How small firms can afford to turn optimism into growth
Is the country recovering from recession? Is consistent economic growth on the horizon? New data on small firm confidence has added fuel to this fire. But if it’s true, how can these businesses afford to invest in new growth?
What does leap in small business optimism mean?
The latest edition of the FSB business index on small business confidence has produced some interesting results. Whether or not the sentiments expressed are another sign of impending economic upturn remain to be seen, but combined with a growth in GDP, there is clearly enough there for the connection to be made.
According to the new FSB report, business confidence jumped 20 points in the first quarter of the year, giving the index a positive score for the first time in two years. Most sectors recorded an increase in confidence, with manufacturing the most bullish of the lot.
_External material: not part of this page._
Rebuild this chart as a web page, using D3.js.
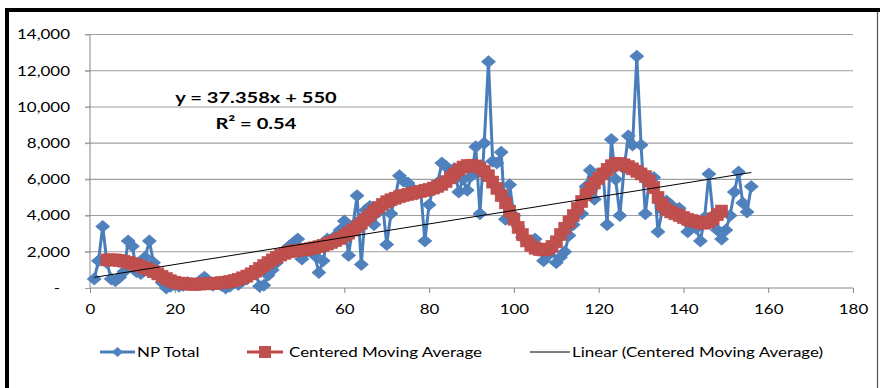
<!DOCTYPE html>
<html><head><meta charset="utf-8">
<script src="https://cdn.jsdelivr.net/npm/d3@7"></script>
<style>
body{margin:0;background:#fff}
svg{display:block}
text{font-family:Lato,"Noto Sans",sans-serif;fill:#000}
</style>
</head><body>
<svg id="c" width="880" height="388"></svg>
<script>
// ---- data ----
const xTicks = [0,20,40,60,80,100,120,140,160,180];
const yTicks = [0,2000,4000,6000,8000,10000,12000,14000];
const seriesNames = ["NP Total","Centered Moving Average","Linear (Centered Moving Average)"];
// NP Total, x = 1..156
const npTotal = [
500,1500,3400,1400,500,400,600,900,2600,2300,
900,800,1700,2600,1400,700,300,0,100,200,
100,150,300,250,200,400,600,250,150,300,
150,0,100,300,200,400,500,700,900,100,
150,700,1000,1400,1800,2100,2300,2500,2700,1600,
2000,2200,1800,850,1500,2700,2500,2900,3200,3700,
1800,3400,5100,1300,4300,4500,3500,4200,4700,2400,
4100,5000,6200,5900,5800,5500,5200,5400,2600,4600,
5600,5800,6900,6700,6500,6600,5300,6000,5400,6200,
7800,4100,8000,12500,7000,6900,7500,3800,5700,4000,
3400,2800,2600,2400,2700,2200,1500,1800,2300,1400,
1700,2000,2900,3500,4200,4100,5600,6500,4900,6000,
6400,3500,8200,6000,4000,6600,8400,7900,12800,7900,
4100,6000,6100,3100,4300,4800,4600,4200,4400,3800,
3100,3400,3300,2600,3900,6300,4000,3200,2700,3200,
4000,5300,6400,4700,4200,5600
];
// Centered moving average, first value at x = 4
const maFirstX = 4;
const movingAvg = [
1550,1550,1550,1520,1480,1420,1350,1280,1200,1100,
1000,900,780,650,520,400,320,270,240,220,
210,210,220,230,240,250,270,290,320,360,
410,480,560,660,780,920,1080,1240,1400,1550,
1700,1820,1920,2000,2050,2080,2100,2130,2170,2220,
2280,2350,2430,2520,2620,2740,2880,3030,3200,3380,
3580,3800,4020,4250,4450,4620,4760,4870,4960,5040,
5110,5170,5230,5290,5340,5390,5450,5520,5610,5730,
5880,6080,6300,6520,6680,6760,6780,6740,6630,6450,
6200,5850,5500,5100,4700,4250,3800,3350,2950,2600,
2350,2200,2120,2100,2150,2300,2550,2950,3300,3650,
4000,4400,4780,5150,5500,5800,6050,6300,6550,6750,
6880,6880,6800,6700,6580,6450,6300,6150,5900,5550,
5000,4600,4350,4200,4100,4000,3900,3800,3730,3660,
3600,3580,3650,3820,4050,4250
];
const trendSlope = 37.358, trendIntercept = 550;
const trendRange = [1,156];

// ---- chart ----
const svg = d3.select("#c");
const x = d3.scaleLinear().domain([0,180]).range([90,853]);
const y = d3.scaleLinear().domain([0,14000]).range([288,34.5]);

// frame
svg.append("rect").attr("x",5).attr("y",8).attr("width",875).attr("height",4).attr("fill","#000");
svg.append("rect").attr("x",5).attr("y",8).attr("width",4).attr("height",380).attr("fill","#000");
svg.append("line").attr("x1",877.5).attr("x2",877.5).attr("y1",12).attr("y2",388).attr("stroke","#555").attr("stroke-width",1.2);

// gridlines
svg.append("g").selectAll("line").data(yTicks.filter(d=>d>0)).join("line")
  .attr("x1",85).attr("x2",853).attr("y1",d=>y(d)).attr("y2",d=>y(d))
  .attr("stroke","#9e9e9e").attr("stroke-width",1.1);

// y axis
const gy = svg.append("g").attr("transform","translate(90,0)")
  .call(d3.axisLeft(y).tickValues(yTicks).tickSize(5).tickPadding(15)
    .tickFormat(d=>d===0?"-":d3.format(",")(d)));
gy.select(".domain").attr("stroke","#868686").attr("d","M0,"+y(14000)+"V"+y(0));
gy.selectAll(".tick line").attr("stroke","#9e9e9e");
gy.selectAll(".tick text").attr("font-size",13.5).attr("fill","#000")
  .attr("dx",d=>d===0?-10:0);

// x axis
const gx = svg.append("g").attr("transform","translate(0,"+y(0)+")")
  .call(d3.axisBottom(x).tickValues(xTicks).tickSize(5).tickPadding(11));
gx.select(".domain").attr("stroke","#868686").attr("d","M"+x(0)+",0H"+x(180));
gx.selectAll(".tick line").attr("stroke","#868686");
gx.selectAll(".tick text").attr("font-size",13.5).attr("fill","#000");

// NP Total
const npData = npTotal.map((v,i)=>({x:i+1,v}));
const blue="#4A7EBB", blueM="#4F81BD", red="#BE4B48", redM="#C0504D";
svg.append("path").datum(npData)
  .attr("d",d3.line().x(d=>x(d.x)).y(d=>y(d.v)))
  .attr("fill","none").attr("stroke",blue).attr("stroke-width",3).attr("stroke-linejoin","round");
const diamond = (w,h)=>`M0,${-h}L${w},0L0,${h}L${-w},0Z`;
svg.append("g").selectAll("path").data(npData).join("path")
  .attr("transform",d=>`translate(${x(d.x)},${y(d.v)})`)
  .attr("d",diamond(7,6)).attr("fill",blueM).attr("stroke",blue).attr("stroke-width",0.8);

// moving average
const maData = movingAvg.map((v,i)=>({x:i+maFirstX,v}));
svg.append("path").datum(maData)
  .attr("d",d3.line().x(d=>x(d.x)).y(d=>y(d.v)))
  .attr("fill","none").attr("stroke",red).attr("stroke-width",3);
svg.append("g").selectAll("rect").data(maData).join("rect")
  .attr("x",d=>x(d.x)-6).attr("y",d=>y(d.v)-6).attr("width",12).attr("height",12)
  .attr("fill",redM).attr("stroke",red).attr("stroke-width",0.6);

// trendline
svg.append("line")
  .attr("x1",x(trendRange[0])).attr("y1",y(trendSlope*trendRange[0]+trendIntercept))
  .attr("x2",x(trendRange[1])).attr("y2",y(trendSlope*trendRange[1]+trendIntercept))
  .attr("stroke","#000").attr("stroke-width",1);

// equation
const eq = svg.append("g").attr("font-weight","bold").attr("font-size",16).attr("text-anchor","middle");
eq.append("text").attr("x",256).attr("y",103).text("y = 37.358x + 550");
eq.append("text").attr("x",256).attr("y",129).text("R² = 0.54");

// legend
const lg = svg.append("g").attr("font-size",13.5);
const ly = 352;
lg.append("line").attr("x1",100).attr("x2",135).attr("y1",ly).attr("y2",ly).attr("stroke",blue).attr("stroke-width",3);
lg.append("path").attr("transform",`translate(117.5,${ly})`).attr("d",diamond(5.5,5)).attr("fill",blueM);
lg.append("text").attr("x",137).attr("y",ly).attr("dy","0.35em").text(seriesNames[0]);
lg.append("line").attr("x1",247).attr("x2",283).attr("y1",ly).attr("y2",ly).attr("stroke",red).attr("stroke-width",3);
lg.append("rect").attr("x",259).attr("y",ly-6).attr("width",12).attr("height",12).attr("fill",redM);
lg.append("text").attr("x",289).attr("y",ly).attr("dy","0.35em").text(seriesNames[1]);
lg.append("line").attr("x1",530).attr("x2",570).attr("y1",ly).attr("y2",ly).attr("stroke","#000").attr("stroke-width",1);
lg.append("text").attr("x",572).attr("y",ly).attr("dy","0.35em").text(seriesNames[2]);

// horizontal stretch of text to match the reference's wide lettering
const ref = gy.selectAll(".tick text").filter(d=>d===14000).node();
const k = 53 / ref.getComputedTextLength();
svg.selectAll("text").each(function(){
  const w = this.getComputedTextLength();
  d3.select(this).attr("textLength", w*k).attr("lengthAdjust","spacingAndGlyphs");
});
</script>
</body></html>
However, context is everything. Notably, despite the lift in optimism, small business sector revenue for the three-month period still fell, reflecting the impact of a prolonged market malaise and the pressure on the firms that make up a large part of the economy.
Similarly, if GDP growth for March is announced as expected, it will be widely welcomed and keenly interpreted as another sign of better times ahead. However, this growth, if it happens, will be only around 0.1%, putting quarterly growth at around 0.4%. Positive, sure, but nothing to get carried away about.
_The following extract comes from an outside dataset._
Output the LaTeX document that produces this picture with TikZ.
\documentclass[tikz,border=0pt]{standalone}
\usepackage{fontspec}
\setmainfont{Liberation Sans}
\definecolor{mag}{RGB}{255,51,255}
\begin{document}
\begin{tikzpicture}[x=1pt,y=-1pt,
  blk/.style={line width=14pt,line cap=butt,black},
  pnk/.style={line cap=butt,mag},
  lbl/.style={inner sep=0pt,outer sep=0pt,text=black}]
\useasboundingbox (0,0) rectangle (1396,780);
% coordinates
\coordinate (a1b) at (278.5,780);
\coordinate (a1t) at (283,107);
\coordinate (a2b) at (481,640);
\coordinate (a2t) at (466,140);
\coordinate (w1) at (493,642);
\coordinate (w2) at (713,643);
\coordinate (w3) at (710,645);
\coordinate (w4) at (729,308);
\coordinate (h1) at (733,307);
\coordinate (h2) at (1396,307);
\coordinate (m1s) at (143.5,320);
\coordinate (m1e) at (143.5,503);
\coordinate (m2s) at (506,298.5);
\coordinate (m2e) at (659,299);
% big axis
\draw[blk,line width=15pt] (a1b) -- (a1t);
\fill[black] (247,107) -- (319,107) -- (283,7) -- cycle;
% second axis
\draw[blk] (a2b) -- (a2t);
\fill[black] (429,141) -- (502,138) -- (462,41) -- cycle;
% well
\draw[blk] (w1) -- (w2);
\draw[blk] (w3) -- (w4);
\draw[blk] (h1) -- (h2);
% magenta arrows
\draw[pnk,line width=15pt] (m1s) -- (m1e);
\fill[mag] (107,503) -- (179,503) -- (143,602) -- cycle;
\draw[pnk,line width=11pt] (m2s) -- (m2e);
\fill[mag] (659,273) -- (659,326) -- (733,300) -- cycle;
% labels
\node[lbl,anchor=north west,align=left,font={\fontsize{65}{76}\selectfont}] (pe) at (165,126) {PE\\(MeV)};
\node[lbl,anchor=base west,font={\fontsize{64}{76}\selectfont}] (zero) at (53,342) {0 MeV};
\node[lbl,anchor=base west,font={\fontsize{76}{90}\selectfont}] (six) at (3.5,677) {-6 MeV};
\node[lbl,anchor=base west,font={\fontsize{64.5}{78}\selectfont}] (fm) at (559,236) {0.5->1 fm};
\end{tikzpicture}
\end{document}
Funding investment and how alternative lenders can help
Any news of growth will be eagerly met by small firms and they will want to position themselves to benefit from it as and when the market improves. However, given the length of time that they’ve been under the economic cosh, finding the capital to invest is far from easy. Alternative finance can help.
Services such as invoice finance, asset finance and peer-to-peer lending are proving a vital source of capital for small businesses in the current funding climate (with 65% more SMEs experiencing difficulty in accessing finance from high-street banks). These alternative finance facilities, which offer a more easily accessible, affordable and personalised approach to lending, are helping small businesses survive and target recovery, stability and growth.
This profile has helped cement the reputation of alternative finance in the business sector. According to the British Business Bank, it is alternative lenders that are increasing filling the small business funding gap, with asset finance alone rising by 7% to £23.5 billion in 2023. At the same time, a 2024 study shows that more and more SMEs are turning to alternative lenders to access larger-scale finance packages.
Small firm finance options for investing in growth
Are the green shoots getting bigger? Is there light at the end of the tunnel for small firms?
The upturn in small business confidence and GDP growth are encouraging, but there is clearly a long way to go. Nevertheless, it is important that firms can maximise any upturn in spending power and for most, this means investment. With traditional lenders shying away from small business lending, it is vital that firms are aware of all the finance options available to them, including the services of alternative lenders.